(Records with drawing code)
↓

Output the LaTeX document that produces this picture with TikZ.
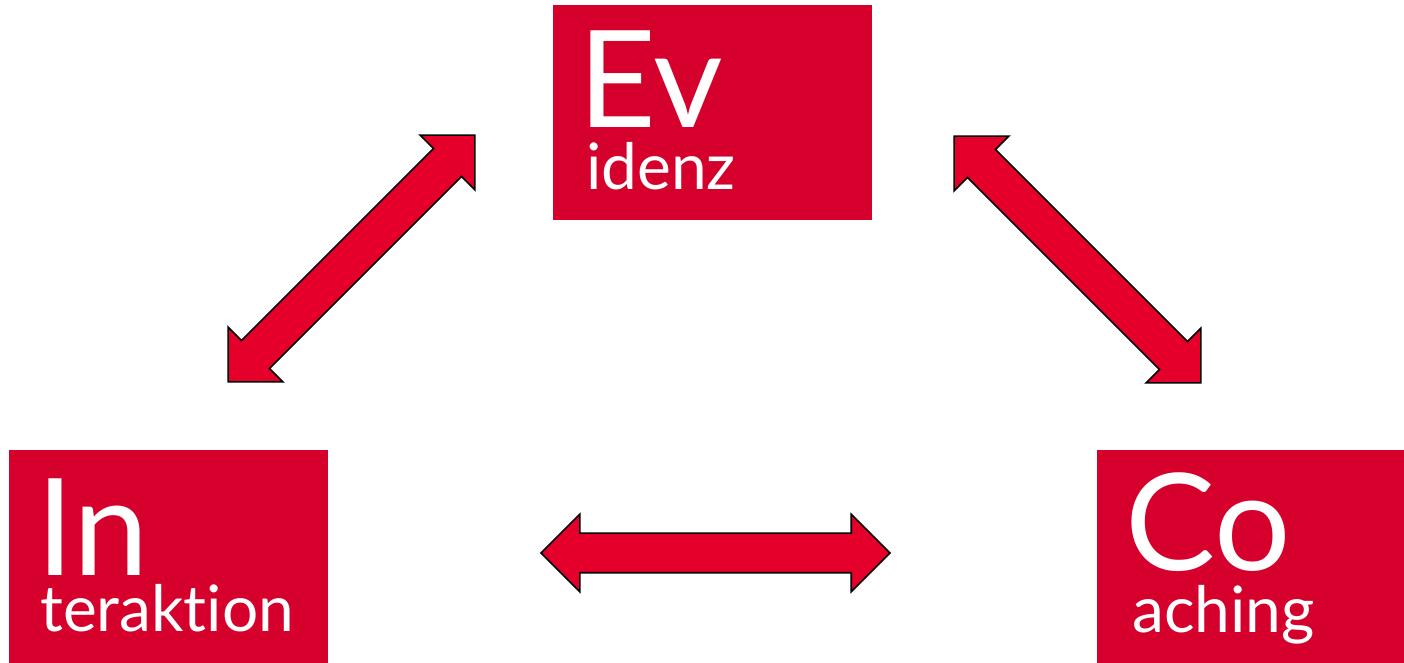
\documentclass[tikz,border=0pt]{standalone}
\usepackage{fontspec}
\setmainfont{Lato}[Ligatures={NoCommon}]
\usetikzlibrary{shapes.arrows}
\definecolor{boxred}{HTML}{D5002B}
\definecolor{arrowred}{HTML}{E4002B}
\begin{document}
\begin{tikzpicture}[x=1pt, y=1pt]
\tikzstyle{box} = [fill=boxred, minimum width=319pt, minimum height=215pt, inner sep=0pt, anchor=north west]
\tikzstyle{big} = [text=white, inner sep=0pt, anchor=base west, font=\fontsize{135}{135}\selectfont]
\tikzstyle{small} = [text=white, inner sep=0pt, anchor=base west, font=\fontsize{64}{64}\selectfont]
\tikzstyle{dbl} = [double arrow, draw=black, line width=1.6pt, fill=arrowred, inner xsep=0pt, inner ysep=19pt, double arrow head extend=19pt, double arrow tip angle=90, minimum height=349pt]

\useasboundingbox (0, 0) rectangle (1404, 663);

\node[box] (ev) at (553, 658) {};
\node[box] (in) at (9, 213) {};
\node[box] (co) at (1097, 213) {};

\node[big] (evA) at ([shift={(25, -123)}]ev.north west) {Ev};
\node[small] (evB) at ([shift={(33, -185)}]ev.north west) {idenz};
\node[big] (inA) at ([shift={(27, -126)}]in.north west) {In};
\node[small] (inB) at ([shift={(31, -182)}]in.north west) {teraktion};
\node[big] (coA) at ([shift={(28, -121)}]co.north west) {Co};
\node[small] (coB) at ([shift={(35, -183)}]co.north west) {aching};

\node[dbl, rotate=45] (ei) at (351.5, 404.5) {};
\node[dbl, rotate=-45] (ec) at (1077.5, 403.5) {};
\node[dbl] (ic) at (715.5, 110) {};
\end{tikzpicture}
\end{document}
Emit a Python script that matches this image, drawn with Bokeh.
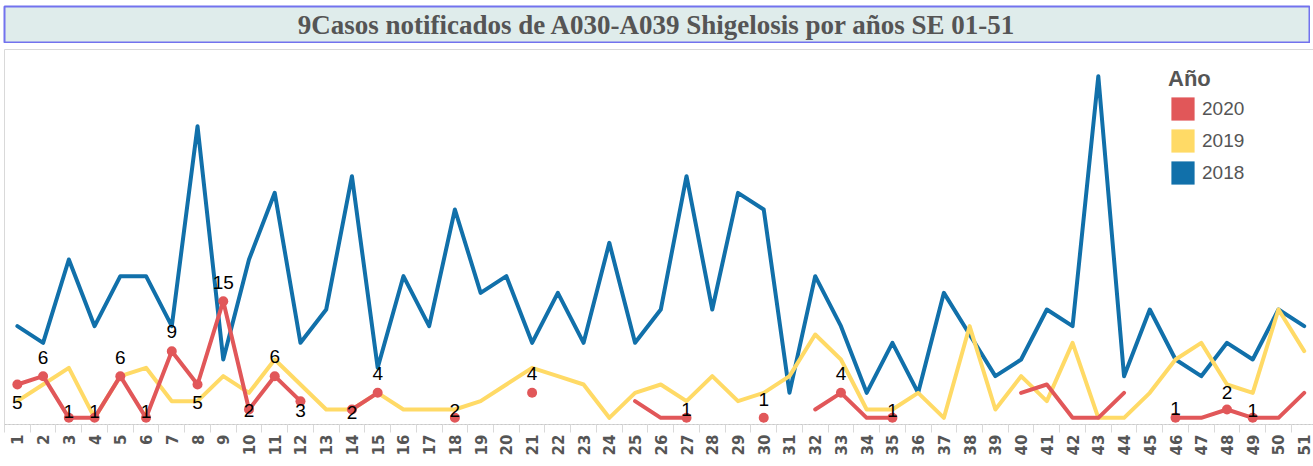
import math
from bokeh.plotting import figure
from bokeh.models import ColumnDataSource, FixedTicker, Legend, LegendItem, Range1d
from bokeh.layouts import column
from bokeh.core.properties import value
from bokeh.embed import file_html
from bokeh.resources import INLINE

NaN = float("nan")

title_text = "9Casos notificados de A030-A039 Shigelosis por años SE 01-51"
legend_title = "Año"
series_names = ["2020", "2019", "2018"]

weeks = list(range(1, 52))
week_labels = [str(w) for w in weeks]

cases_2018 = [12, 10, 20, 12, 18, 18, 12, 36, 8, 20, 28, 10, 14, 30, 7, 18, 12, 26, 16, 18,
              10, 16, 10, 22, 10, 14, 30, 14, 28, 26, 4, 18, 12, 4, 10, 4, 16, 11, 6, 8,
              14, 12, 42, 6, 14, 8, 6, 10, 8, 14, 12]

cases_2019 = [3, 5, 7, 1, 6, 7, 3, 3, 6, 4, 8, 5, 2, 2, 4, 2, 2, 2, 3, 5,
              7, 6, 5, 1, 4, 5, 3, 6, 3, 4, 6, 11, 8, 2, 2, 4, 1, 12, 2, 6,
              3, 10, 1, 1, 4, 8, 10, 5, 4, 14, 9]

cases_2020 = [5, 6, 1, 1, 6, 1, 9, 5, 15, 2, 6, 3, NaN, 2, 4, NaN, NaN, 1, NaN, NaN,
              4, NaN, NaN, NaN, 3, 1, 1, NaN, NaN, 1, NaN, 2, 4, 1, 1, NaN, NaN, NaN, NaN, 4,
              5, 1, 1, 4, NaN, 1, 1, 2, 1, 1, 4]

labels_2020 = ["5", "6", "1", "1", "6", "1", "9", "5", "15", "2", "6", "3", "", "2", "4", "", "", "2", "", "",
               "4", "", "", "", "", "", "1", "", "", "1", "", "", "4", "", "1", "", "", "", "", "",
               "", "", "", "", "", "1", "", "2", "1", "", ""]

# style: pixel offsets of the data labels (positive = downward)
label_dy = {1: 18, 2: -19, 3: -6, 4: -6, 5: -19, 6: -6, 7: -20, 8: 18, 9: -19, 10: 1,
            11: -20, 12: 9, 14: 3, 15: -19, 18: -7, 21: -19, 27: -8, 30: -18, 33: -19,
            35: -7, 46: -9, 48: -17, 49: -7}

RED = "#e15759"
YEL = "#ffda66"
BLUE = "#1170aa"
GRAY = "#555555"

# ---------- title strip ----------
t = figure(width=1307, height=38, x_range=Range1d(0, 1), y_range=Range1d(0, 1),
           output_backend="svg", toolbar_location=None,
           x_axis_location=None, y_axis_location=None, min_border=1,
           background_fill_color="#dfeceb", border_fill_color="white",
           outline_line_color="#7272ee", outline_line_width=2)
t.grid.visible = False
t.text(x=[0.5], y=[0.5], text=[title_text], text_align="center", text_baseline="middle",
       text_font=value("Liberation Serif"), text_font_style="bold",
       text_font_size="27px", text_color=GRAY)

# ---------- main chart ----------
p = figure(frame_width=1310, frame_height=375,
           x_range=Range1d(0.5, 51.4), y_range=Range1d(0.2, 45.2),
           output_backend="svg", toolbar_location=None, y_axis_location=None,
           min_border_left=0, min_border_right=0, min_border_top=1, min_border_bottom=0,
           outline_line_color="#d9d9d9", border_fill_color="white")
p.grid.visible = False

p.line(weeks, cases_2018, line_color=BLUE, line_width=4, line_join="round", line_cap="round")
p.line(weeks, cases_2019, line_color=YEL, line_width=4, line_join="round", line_cap="round")
p.line(weeks, cases_2020, line_color=RED, line_width=4, line_join="round", line_cap="round")

lab_x, lab_y, lab_t, lab_off = [], [], [], []
for w, v, s in zip(weeks, cases_2020, labels_2020):
    if s:
        lab_x.append(w)
        lab_y.append(v)
        lab_t.append(s)
        lab_off.append(label_dy.get(w, -18))
src = ColumnDataSource(dict(x=lab_x, y=lab_y, t=lab_t, dy=lab_off))
p.scatter("x", "y", source=src, size=10, fill_color=RED, line_color=None)
p.text("x", "y", text="t", source=src, y_offset="dy", text_align="center",
       text_baseline="middle", text_font=value("Liberation Sans"),
       text_font_size="19px", text_color="black")

ax = p.xaxis[0]
ax.ticker = FixedTicker(ticks=weeks, minor_ticks=[w - 0.5 for w in weeks] + [51.5])
ax.major_label_overrides = {w: l for w, l in zip(weeks, week_labels)}
ax.major_tick_line_color = None
ax.major_tick_out = 8
ax.major_tick_in = 0
ax.minor_tick_line_color = "#d9d9d9"
ax.minor_tick_out = 8
ax.minor_tick_in = 0
ax.axis_line_color = "#c8c8c8"
ax.axis_line_dash = "2 2"
ax.major_label_orientation = math.pi / 2
ax.major_label_standoff = 2
ax.major_label_text_font = "DejaVu Sans"
ax.major_label_text_font_style = "bold"
ax.major_label_text_font_size = "15px"
ax.major_label_text_color = GRAY

items = []
for name, col in zip(series_names, [RED, YEL, BLUE]):
    r = p.quad(left=[NaN], right=[NaN], top=[NaN], bottom=[NaN], fill_color=col, line_color=None)
    items.append(LegendItem(label=name, renderers=[r]))
legend = Legend(items=items, location=(1165, 237), title=legend_title,
                title_text_font="Liberation Sans", title_text_font_style="bold",
                title_text_font_size="22px", title_text_color=GRAY, title_standoff=2,
                label_text_font="Liberation Sans", label_text_font_size="19px",
                label_text_color=GRAY, glyph_width=29, glyph_height=29, label_height=29,
                spacing=3, label_standoff=5, padding=0, margin=0,
                border_line_color=None, background_fill_alpha=0)
p.add_layout(legend)

layout = column(t, p, spacing=5, margin=(5, 0, 0, 3))

open("out.html", "w").write(file_html(layout, INLINE))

↑

● WHAT YOU SHOULD DO
Copy each line of the records containing the string "this".

● CORRECT RESPONSE
Output the LaTeX document that produces this picture with TikZ.
Emit a Python script that matches this image, drawn with Bokeh.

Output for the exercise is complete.